The strength by which two verbs are bound together with co is very weak – even weaker than normal compound verb grouping without any grouping words. This makes sure that, in a co-construct, the leftmost verb word is always the verb being modified, and the rightmost always modifies, even if any of those parts are compound verbs. This makes a co-construct easy to understand:

ti pelxu plise co kukte

is read as ti (pelxu plise) co kukte, which is the same as ti kukte pelxu bo plise. This also means that a ke … ke'e cannot encompass a co.

However, ja cu, ja cu etc. bind even looser than co. This is in order to totally avoid confusion about which verb word binds to which in a ja cu-construct. The answer is simple: ja cu never emcompasses any verb groups.


How can you express "I am an important American buyer of computers" using a co?

Answer: mi skami te vecnu co vajni merko

If it's of any use, this is the list of different kind of verb word groupers ranked by strength:

  1. bo and ke … ke'e
  2. Logical connectives other than ja cu series
  3. not using grouping words
  4. co
  5. ja cu series (clause-tail afterthought connectives)

Lesson 10

Internal nouns and be

As be allows attaching to nouns other nouns as their place this means that you can nest noun inside noun inside noun, up to and including the point where you fry your brain.

This means, by the way, that you can nest noun inside noun inside noun, up to and including the point where you fry your brain. To hold off on frying your brain just a little, you need to be able to say this is where the list of nested noun stops — at least at the current level of nesting. To close the list of nouns attached with be we put the word be'o at the end:

lo xatra be la .ian. bei la .alis.
The letter to Yan from Alice
la .jasmin. cu mrilu ti la .bob.
Jasmine mails this to Bob
la .jasmin. cu mrilu lo xatra be la .ian. bei la .alis. la .bob.
Jasmine mails {Alice's letter to Yan} to Bob.
lo mrilu be lo xatra be la .ian. bei la .alis. be'o bei la .bob.
The one who mails {Alice's letter to Yan} to Bob.
lo mrilu be lo xatra be la .ian. bei la .alis. bei la .bob.
The one who mails {Alice's letter to Yan about Bob}.

Advanced styles: More about short relative clauses

We've covered pe and ne.

A construct sometimes used by Lojbanists is lo {noun} {verb}. This is equivalent to lo {verb} pe {noun}. For example, lo mi gerku is equivalent to lo gerku pe mi. However, this is okay only with pronouns.
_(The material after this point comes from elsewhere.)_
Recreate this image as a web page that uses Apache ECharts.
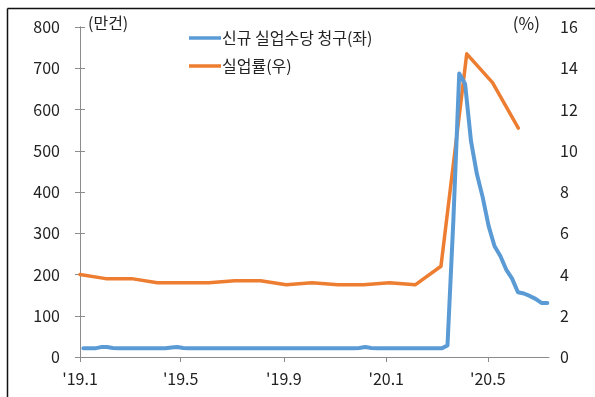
<!DOCTYPE html>
<html>
<head>
<meta charset="utf-8">
<script src="https://cdn.jsdelivr.net/npm/echarts@6/dist/echarts.min.js"></script>
<style>
  html, body { margin: 0; padding: 0; background: #fff; }
  #chart { width: 595px; height: 397px; }
</style>
</head>
<body>
<div id="chart"></div>
<script>
// 신규 실업수당 청구 (만건), 2019.1.5 주부터 매주 (x = 2019.1.1 이후 일수)
const claimFirstDay = 4;
const claims = [
  21, 21, 21, 24,
  24, 22, 21, 21,
  21, 21, 21, 21, 21,
  21, 21, 23, 24,
  22, 21, 21, 21,
  21, 21, 21, 21, 21,
  21, 21, 21, 21,
  21, 21, 21, 21, 21,
  21, 21, 21, 21,
  21, 21, 21, 21,
  21, 21, 21, 21, 22,
  24, 22, 21, 21,
  21, 21, 21, 21,
  21, 21, 21, 21, 21,
  21, 28, 331, 687,
  662, 524, 444, 387,
  318, 269, 245, 212, 190,
  157, 154, 148, 141,
  131, 131
];
// 실업률 (%), 2019.1 ~ 2020.6 월별
const unempRate = [
  4.0, 3.8, 3.8, 3.6, 3.6, 3.6, 3.7, 3.7, 3.5, 3.6, 3.5, 3.5,
  3.6, 3.5, 4.4, 14.7, 13.3, 11.1
];
// x축 눈금 (2019.1.1 이후 일수)
const xTickDays = [0, 120, 243, 365, 486];
const xTickLabels = ["'19.1", "'19.5", "'19.9", "'20.1", "'20.5"];

const font = '"Noto Sans CJK KR", "Noto Sans", sans-serif';
const axisGray = '#8c8c8c';
const textColor = '#222';

const chart = echarts.init(document.getElementById('chart'));

const claimData = claims.map((v, i) => [claimFirstDay + i * 7, v]);
const rateData = unempRate.map((v, i) => [i, v]);

const option = {
  animation: false,
  textStyle: { fontFamily: font },
  grid: { left: 80, right: 46, top: 27, bottom: 40 },
  legend: {
    orient: 'vertical',
    left: 184,
    top: 25,
    icon: 'rect',
    itemWidth: 32,
    itemHeight: 3.5,
    itemGap: 12,
    textStyle: { fontSize: 16, color: textColor, fontFamily: font, padding: [0, 0, 0, -4] },
    data: ['신규 실업수당 청구(좌)', '실업률(우)']
  },
  xAxis: [
    {
      type: 'value',
      min: 0,
      max: 559,
      axisLine: { onZero: false, lineStyle: { color: axisGray, width: 1 } },
      axisTick: { show: true, length: 5, lineStyle: { color: axisGray }, customValues: xTickDays },
      axisLabel: {
        customValues: xTickDays,
        formatter: (val) => {
          const k = xTickDays.indexOf(val);
          return k >= 0 ? xTickLabels[k] : '';
        },
        fontSize: 16, color: textColor, margin: 14, fontFamily: font
      },
      splitLine: { show: false }
    },
    {
      type: 'value',
      min: 0,
      max: 18.19,
      show: false
    }
  ],
  yAxis: [
    {
      type: 'value',
      min: 0, max: 800, interval: 100,
      axisLine: { show: true, lineStyle: { color: axisGray, width: 1 } },
      axisTick: { show: true, length: 5, lineStyle: { color: axisGray } },
      axisLabel: { fontSize: 16, color: textColor, margin: 20, fontFamily: font },
      splitLine: { show: false }
    },
    {
      type: 'value',
      position: 'right',
      min: 0, max: 16, interval: 2,
      axisLine: { show: true, lineStyle: { color: axisGray, width: 1 } },
      axisTick: { show: true, length: 5, lineStyle: { color: axisGray } },
      axisLabel: { fontSize: 16, color: textColor, margin: 11, fontFamily: font },
      splitLine: { show: false }
    }
  ],
  series: [
    {
      name: '신규 실업수당 청구(좌)',
      type: 'line',
      xAxisIndex: 0,
      yAxisIndex: 0,
      data: claimData,
      showSymbol: false,
      lineStyle: { color: '#5B9BD5', width: 4, join: 'round', cap: 'round' },
      itemStyle: { color: '#5B9BD5' },
      z: 3
    },
    {
      name: '실업률(우)',
      type: 'line',
      xAxisIndex: 1,
      yAxisIndex: 1,
      data: rateData,
      showSymbol: false,
      lineStyle: { color: '#ED7D31', width: 3.5, join: 'round', cap: 'round' },
      itemStyle: { color: '#ED7D31' },
      z: 2
    }
  ],
  graphic: [
    { type: 'line', shape: { x1: 7.5, y1: 8.5, x2: 595, y2: 8.5 }, style: { stroke: '#111', lineWidth: 1.5 } },
    { type: 'line', shape: { x1: 7.5, y1: 8.5, x2: 7.5, y2: 397 }, style: { stroke: '#111', lineWidth: 1.5 } },
    { type: 'text', left: 88, top: 15, style: { text: '(만건)', fontSize: 16, fill: textColor, fontFamily: font } },
    { type: 'text', right: 55, top: 15, style: { text: '(%)', fontSize: 17, fill: textColor, fontFamily: font } }
  ]
};

chart.setOption(option);
</script>
</body>
</html>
If you want to use a noun converted from a verb (for example, with lo) then it's advisable to use pe: lo gerku pe la .alis. = the Alice's dog.
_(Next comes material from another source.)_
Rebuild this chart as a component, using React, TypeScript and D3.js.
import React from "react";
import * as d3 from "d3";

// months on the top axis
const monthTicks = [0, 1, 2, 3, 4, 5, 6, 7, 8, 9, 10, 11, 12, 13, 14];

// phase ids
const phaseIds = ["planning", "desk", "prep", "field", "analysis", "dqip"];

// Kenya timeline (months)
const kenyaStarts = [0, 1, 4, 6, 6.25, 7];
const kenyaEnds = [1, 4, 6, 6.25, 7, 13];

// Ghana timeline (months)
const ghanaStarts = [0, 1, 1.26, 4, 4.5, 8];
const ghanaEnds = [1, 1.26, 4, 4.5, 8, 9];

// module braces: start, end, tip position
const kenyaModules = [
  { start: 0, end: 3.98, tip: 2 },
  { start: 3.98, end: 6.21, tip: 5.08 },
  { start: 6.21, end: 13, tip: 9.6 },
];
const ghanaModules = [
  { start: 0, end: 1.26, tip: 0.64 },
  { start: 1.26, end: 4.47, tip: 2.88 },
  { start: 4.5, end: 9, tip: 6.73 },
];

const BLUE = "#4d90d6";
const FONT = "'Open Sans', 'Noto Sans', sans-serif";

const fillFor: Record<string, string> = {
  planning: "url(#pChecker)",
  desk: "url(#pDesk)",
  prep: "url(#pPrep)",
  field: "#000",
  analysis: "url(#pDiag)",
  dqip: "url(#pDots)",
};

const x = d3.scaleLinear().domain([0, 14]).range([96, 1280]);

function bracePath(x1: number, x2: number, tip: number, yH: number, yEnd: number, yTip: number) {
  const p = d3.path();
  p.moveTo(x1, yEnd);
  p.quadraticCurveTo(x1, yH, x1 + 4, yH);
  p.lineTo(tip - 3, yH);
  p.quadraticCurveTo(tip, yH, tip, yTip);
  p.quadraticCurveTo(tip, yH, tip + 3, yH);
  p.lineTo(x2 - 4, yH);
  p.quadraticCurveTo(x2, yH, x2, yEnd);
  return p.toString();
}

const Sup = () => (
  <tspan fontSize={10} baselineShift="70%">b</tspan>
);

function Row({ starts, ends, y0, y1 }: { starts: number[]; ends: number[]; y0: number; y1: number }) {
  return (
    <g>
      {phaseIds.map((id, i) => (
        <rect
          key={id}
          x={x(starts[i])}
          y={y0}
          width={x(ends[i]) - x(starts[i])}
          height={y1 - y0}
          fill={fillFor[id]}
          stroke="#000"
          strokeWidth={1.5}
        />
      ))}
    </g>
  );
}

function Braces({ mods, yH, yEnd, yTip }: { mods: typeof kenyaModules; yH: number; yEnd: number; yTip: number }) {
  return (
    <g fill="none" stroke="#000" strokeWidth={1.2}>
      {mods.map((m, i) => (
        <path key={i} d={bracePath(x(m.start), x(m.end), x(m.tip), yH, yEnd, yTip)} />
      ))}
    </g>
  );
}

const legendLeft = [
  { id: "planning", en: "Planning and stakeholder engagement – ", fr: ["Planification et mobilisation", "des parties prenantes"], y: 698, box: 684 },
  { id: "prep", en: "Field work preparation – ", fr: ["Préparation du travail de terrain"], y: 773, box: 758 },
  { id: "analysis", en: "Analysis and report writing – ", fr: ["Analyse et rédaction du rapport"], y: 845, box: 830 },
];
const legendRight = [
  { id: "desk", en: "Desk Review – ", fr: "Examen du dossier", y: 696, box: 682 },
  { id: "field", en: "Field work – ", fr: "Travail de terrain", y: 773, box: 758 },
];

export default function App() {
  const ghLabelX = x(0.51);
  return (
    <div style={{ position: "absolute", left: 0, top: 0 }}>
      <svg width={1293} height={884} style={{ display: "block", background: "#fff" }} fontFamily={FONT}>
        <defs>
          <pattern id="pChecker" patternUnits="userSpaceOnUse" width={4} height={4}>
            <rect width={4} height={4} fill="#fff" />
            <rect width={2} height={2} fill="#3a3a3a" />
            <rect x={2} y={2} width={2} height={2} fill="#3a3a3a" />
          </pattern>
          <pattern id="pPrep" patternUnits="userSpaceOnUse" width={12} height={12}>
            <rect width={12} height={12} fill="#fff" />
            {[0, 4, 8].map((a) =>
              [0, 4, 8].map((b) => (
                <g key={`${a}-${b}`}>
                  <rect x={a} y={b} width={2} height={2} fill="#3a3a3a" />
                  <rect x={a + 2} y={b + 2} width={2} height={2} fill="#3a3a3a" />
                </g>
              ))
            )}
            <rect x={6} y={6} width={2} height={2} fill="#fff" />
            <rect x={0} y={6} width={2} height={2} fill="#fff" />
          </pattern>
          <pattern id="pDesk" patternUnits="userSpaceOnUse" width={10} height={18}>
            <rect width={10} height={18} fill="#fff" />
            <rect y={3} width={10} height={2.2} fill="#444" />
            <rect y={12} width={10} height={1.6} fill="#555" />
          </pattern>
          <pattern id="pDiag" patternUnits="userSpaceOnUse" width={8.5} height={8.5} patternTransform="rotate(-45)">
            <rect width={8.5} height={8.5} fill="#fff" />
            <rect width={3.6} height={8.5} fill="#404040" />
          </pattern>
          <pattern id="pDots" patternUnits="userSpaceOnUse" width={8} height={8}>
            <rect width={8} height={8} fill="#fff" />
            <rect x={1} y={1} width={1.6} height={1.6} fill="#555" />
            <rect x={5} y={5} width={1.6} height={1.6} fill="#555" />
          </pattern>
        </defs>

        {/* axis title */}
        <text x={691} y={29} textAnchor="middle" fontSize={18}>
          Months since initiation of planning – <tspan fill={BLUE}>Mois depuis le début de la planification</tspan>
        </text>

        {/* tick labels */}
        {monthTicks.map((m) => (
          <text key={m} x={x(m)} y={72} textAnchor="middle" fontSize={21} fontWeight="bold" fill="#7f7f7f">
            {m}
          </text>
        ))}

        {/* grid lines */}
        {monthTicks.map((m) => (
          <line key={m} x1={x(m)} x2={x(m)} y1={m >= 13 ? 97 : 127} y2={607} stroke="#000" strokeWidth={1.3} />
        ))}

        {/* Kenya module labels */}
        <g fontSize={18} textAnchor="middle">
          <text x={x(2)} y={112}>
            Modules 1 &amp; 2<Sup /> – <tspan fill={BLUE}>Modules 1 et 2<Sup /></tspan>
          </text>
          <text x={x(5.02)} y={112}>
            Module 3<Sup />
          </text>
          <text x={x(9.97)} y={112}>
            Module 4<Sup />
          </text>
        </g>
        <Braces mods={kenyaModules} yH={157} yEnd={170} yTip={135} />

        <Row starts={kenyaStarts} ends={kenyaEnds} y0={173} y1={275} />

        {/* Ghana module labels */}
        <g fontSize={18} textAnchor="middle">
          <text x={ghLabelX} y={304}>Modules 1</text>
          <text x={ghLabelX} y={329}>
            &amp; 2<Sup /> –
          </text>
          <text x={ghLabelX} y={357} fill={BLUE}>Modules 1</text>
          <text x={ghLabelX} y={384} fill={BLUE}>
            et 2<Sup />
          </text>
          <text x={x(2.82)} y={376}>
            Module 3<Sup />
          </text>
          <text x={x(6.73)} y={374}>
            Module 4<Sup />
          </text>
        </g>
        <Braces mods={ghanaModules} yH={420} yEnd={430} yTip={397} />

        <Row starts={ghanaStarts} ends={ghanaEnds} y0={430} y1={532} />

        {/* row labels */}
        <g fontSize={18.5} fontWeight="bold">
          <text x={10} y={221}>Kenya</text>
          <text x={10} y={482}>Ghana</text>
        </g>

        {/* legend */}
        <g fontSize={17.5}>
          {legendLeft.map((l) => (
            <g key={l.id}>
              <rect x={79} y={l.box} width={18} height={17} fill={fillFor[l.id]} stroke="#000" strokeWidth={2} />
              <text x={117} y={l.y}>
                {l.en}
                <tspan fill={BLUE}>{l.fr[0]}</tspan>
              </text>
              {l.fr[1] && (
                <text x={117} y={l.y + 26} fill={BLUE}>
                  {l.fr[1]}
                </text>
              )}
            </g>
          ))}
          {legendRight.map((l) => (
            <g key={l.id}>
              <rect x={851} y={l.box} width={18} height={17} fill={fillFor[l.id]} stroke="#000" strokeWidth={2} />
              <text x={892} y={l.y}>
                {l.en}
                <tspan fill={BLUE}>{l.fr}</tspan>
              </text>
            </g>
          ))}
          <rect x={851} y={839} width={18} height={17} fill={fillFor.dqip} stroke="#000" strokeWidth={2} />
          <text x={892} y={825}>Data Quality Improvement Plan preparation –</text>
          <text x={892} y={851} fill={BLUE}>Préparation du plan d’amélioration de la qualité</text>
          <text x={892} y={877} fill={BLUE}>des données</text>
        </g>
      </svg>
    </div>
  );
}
You can see that the order is the other way around from English: lo gerku pe lo nanla looks more like the dog of a boy. Now, English uses both 's and of for this kind of association. The choice between the two is complicated, but basically depends on whether the ‘possessor’ is a person or not — which is why the dog of a boy sounds odd, as does English's verbs.

In Lojban you can move a pronoun to the left:

lo gerku pe mi is the same as lo pe mi gerku. This is literally The of me dog/my dog.

However, this applies only to pronouns, not to lo-nouns or la-names.

In short it's much safer to always use pe and put it after the noun to which it is attached: lo gerku pe la .alis. and lo gerku pe mi are most intuitive constructs.

Situation: "My garden"

ti me lo purdi pe mi .i mi cadzu bu'u py. This is my garden. I walk in the garden.
.i mi tirna lo cipni poi sanga .i lo sance be cy. cu cladu nai I hear birds singing. The sound of birds is not loud.
.i lo sance cu tolycladu .i lo rilti cu pluka .i lo tonga cu galto'a The sounds is quite. The rhythm is nice. The tone is high.
.i tcima fa lo solri .i mi catlu lo tsani The weather is sunny. I look to the sky.
.i mi viska nai lo solri .i lo dilnu cu fanta lo solri gusni I don't see the sun. Clouds covers its beams.
.i ku'i mi ca'o ganse lo glare gau lo solri But I can still feel the heat of the sun.
.i mi viska lo plise tricu .i ri clani .i lo plise cu crino I see apple trees. The trees are tall. The apples are green.
.i mi klama lo plise tricu .i mi ganse lo lenku ni'a lo tricu I go to the apple trees. I feel cold under the trees.
.i mi jdice lo ka sumne lo plise .i mi sumne lo panci I decide to smell an apple. I smell it's flavour.
.i lo panci cu pluka .i mi denzalvi lo plise The flavour is pleasant. I chew the apple.
.i mi smaka lo plise .i ri titla I taste the apple. It's sweet.
.i mi klama lo crane .i mi viska lo flora I go forward. I see flowers.
.i mi co'a zutse tezu'e lo ka sumne lo panci be lo flora I sit down to smell their flavour.
.i lo mlatu cu klama mi .i mi palpi lo mlatu A cat comes to me. I touch the cat.
.i lo sefta be ri cu ranti je xutla .i loi kerfa cu xutla Its surface is soft. loi kerfa is soft.
i mi co'a sanli .i lo purdi pe mi melbi I stand up. My garden is beautiful.
.i mi cinmo ma .i lo ka gleki i mi cinmi lo ka badri nai What are my emotions? Happiness. I feel that I am not sad.


Task. Answer these questions (close the right part of the table):

lo sefta be lo mlatu cu mo xutla or ranti je xutlaWhat is the cat's surface? — Smooth, smooth and soft.
xu do cinmo lo ka badri je'unaiDo you feel sad? — No.